Exercise requirements: Below are entries; repeat exactly, and nothing else, the lines from the one holding "Write the TikZ code for this diagram." through the one holding "(0,0) rectangle (994,491);", inclusive. Leave the pictures out.

Available data:
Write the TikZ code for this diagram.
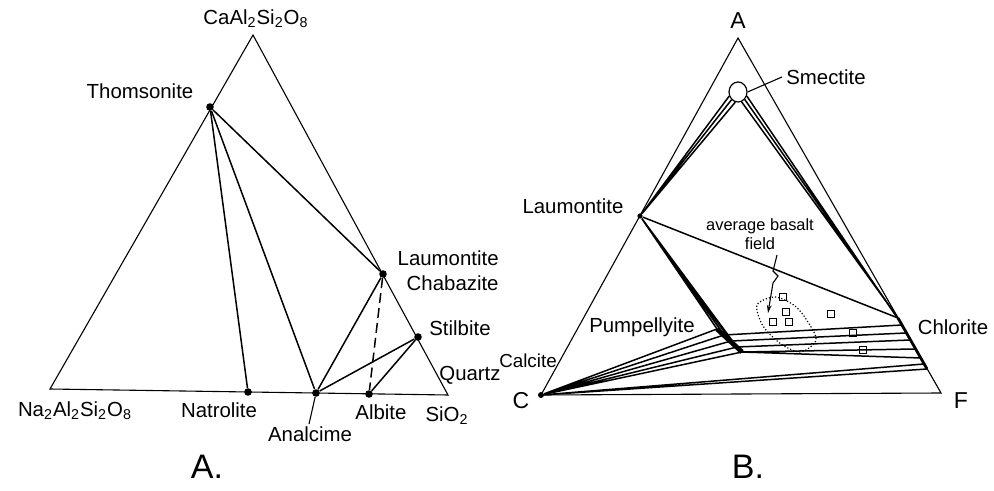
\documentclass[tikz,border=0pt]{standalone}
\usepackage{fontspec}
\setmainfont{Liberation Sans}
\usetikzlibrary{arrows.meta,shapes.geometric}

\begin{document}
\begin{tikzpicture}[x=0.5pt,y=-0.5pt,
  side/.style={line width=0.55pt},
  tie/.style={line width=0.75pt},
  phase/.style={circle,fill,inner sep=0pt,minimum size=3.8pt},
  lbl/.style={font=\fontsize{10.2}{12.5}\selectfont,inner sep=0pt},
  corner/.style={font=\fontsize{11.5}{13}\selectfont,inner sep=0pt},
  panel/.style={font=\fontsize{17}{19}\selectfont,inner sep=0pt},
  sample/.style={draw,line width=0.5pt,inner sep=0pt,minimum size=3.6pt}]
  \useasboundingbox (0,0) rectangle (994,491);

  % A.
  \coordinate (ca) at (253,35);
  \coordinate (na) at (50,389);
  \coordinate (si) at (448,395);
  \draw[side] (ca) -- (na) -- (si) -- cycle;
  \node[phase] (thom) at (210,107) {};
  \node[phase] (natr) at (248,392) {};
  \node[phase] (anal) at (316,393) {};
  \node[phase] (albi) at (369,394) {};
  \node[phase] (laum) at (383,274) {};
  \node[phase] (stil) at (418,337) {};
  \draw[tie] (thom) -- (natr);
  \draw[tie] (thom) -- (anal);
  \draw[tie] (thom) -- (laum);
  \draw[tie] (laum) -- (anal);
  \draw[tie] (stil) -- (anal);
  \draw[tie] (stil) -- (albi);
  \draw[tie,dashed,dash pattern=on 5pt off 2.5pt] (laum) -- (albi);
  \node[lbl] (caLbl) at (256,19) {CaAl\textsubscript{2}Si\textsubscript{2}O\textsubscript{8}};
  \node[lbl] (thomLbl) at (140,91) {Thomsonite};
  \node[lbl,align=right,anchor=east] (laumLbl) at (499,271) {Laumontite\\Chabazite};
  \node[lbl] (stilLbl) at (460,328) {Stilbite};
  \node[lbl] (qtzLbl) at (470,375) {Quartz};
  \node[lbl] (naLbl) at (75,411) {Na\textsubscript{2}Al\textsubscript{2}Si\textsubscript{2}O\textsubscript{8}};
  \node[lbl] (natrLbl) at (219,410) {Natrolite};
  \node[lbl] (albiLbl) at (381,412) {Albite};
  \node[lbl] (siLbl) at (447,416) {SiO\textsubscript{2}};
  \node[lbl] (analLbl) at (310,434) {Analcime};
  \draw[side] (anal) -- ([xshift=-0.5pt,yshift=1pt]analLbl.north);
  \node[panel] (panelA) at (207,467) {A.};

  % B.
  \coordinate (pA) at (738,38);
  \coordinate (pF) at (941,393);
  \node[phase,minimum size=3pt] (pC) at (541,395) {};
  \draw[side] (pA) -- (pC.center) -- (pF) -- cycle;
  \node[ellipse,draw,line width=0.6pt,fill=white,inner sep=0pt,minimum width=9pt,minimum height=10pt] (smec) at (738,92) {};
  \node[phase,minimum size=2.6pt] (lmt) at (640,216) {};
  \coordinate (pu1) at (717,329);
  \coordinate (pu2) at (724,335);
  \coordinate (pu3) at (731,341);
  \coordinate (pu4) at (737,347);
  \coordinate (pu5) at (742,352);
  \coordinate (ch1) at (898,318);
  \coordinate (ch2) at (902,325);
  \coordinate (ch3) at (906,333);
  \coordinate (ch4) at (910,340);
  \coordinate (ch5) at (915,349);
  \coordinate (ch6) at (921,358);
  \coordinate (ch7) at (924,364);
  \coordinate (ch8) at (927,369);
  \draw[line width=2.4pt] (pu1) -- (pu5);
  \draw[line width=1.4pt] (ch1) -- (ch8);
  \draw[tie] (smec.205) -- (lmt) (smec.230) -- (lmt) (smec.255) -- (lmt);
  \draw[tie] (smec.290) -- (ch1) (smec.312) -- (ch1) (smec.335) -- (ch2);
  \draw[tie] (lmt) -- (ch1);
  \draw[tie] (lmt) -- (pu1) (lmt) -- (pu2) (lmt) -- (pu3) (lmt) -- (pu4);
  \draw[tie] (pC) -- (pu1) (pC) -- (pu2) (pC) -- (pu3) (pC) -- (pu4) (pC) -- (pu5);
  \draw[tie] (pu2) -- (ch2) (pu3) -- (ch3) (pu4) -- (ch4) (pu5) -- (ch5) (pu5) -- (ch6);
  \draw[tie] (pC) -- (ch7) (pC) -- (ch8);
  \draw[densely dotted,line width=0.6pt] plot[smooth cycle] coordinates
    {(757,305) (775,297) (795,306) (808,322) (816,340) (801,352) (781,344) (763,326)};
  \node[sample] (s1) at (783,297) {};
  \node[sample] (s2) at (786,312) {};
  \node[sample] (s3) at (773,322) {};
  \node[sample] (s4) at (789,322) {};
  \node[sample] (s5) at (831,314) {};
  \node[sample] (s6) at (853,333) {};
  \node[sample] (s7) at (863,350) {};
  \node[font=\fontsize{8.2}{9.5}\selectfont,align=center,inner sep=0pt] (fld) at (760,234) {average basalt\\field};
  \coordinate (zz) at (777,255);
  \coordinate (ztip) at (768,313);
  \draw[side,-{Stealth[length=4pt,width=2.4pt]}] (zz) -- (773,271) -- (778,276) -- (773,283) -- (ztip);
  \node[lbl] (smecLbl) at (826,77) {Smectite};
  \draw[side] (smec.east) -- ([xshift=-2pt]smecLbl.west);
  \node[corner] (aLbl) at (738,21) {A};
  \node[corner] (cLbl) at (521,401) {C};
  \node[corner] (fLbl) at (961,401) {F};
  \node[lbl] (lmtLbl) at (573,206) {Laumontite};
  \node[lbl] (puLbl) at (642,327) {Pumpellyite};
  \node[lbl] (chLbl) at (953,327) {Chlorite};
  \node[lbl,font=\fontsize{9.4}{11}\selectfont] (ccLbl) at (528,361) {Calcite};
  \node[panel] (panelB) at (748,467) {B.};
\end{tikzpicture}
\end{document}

* * *

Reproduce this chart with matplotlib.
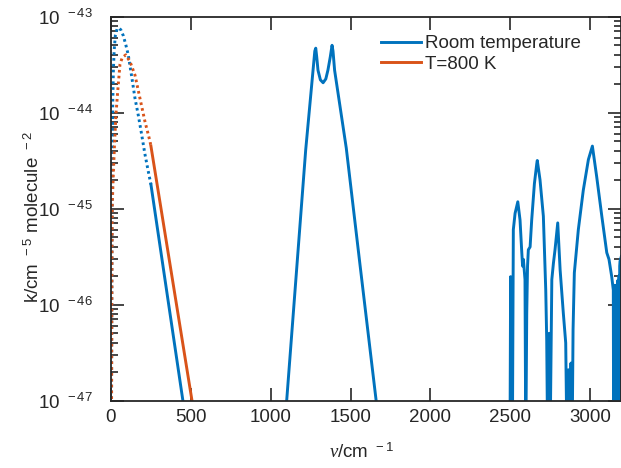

Complete response:
Write the TikZ code for this diagram.
\documentclass[tikz,border=0pt]{standalone}
\usepackage{fontspec}
\setmainfont{Liberation Sans}
\usetikzlibrary{arrows.meta,shapes.geometric}

\begin{document}
\begin{tikzpicture}[x=0.5pt,y=-0.5pt,
  side/.style={line width=0.55pt},
  tie/.style={line width=0.75pt},
  phase/.style={circle,fill,inner sep=0pt,minimum size=3.8pt},
  lbl/.style={font=\fontsize{10.2}{12.5}\selectfont,inner sep=0pt},
  corner/.style={font=\fontsize{11.5}{13}\selectfont,inner sep=0pt},
  panel/.style={font=\fontsize{17}{19}\selectfont,inner sep=0pt},
  sample/.style={draw,line width=0.5pt,inner sep=0pt,minimum size=3.6pt}]
  \useasboundingbox (0,0) rectangle (994,491);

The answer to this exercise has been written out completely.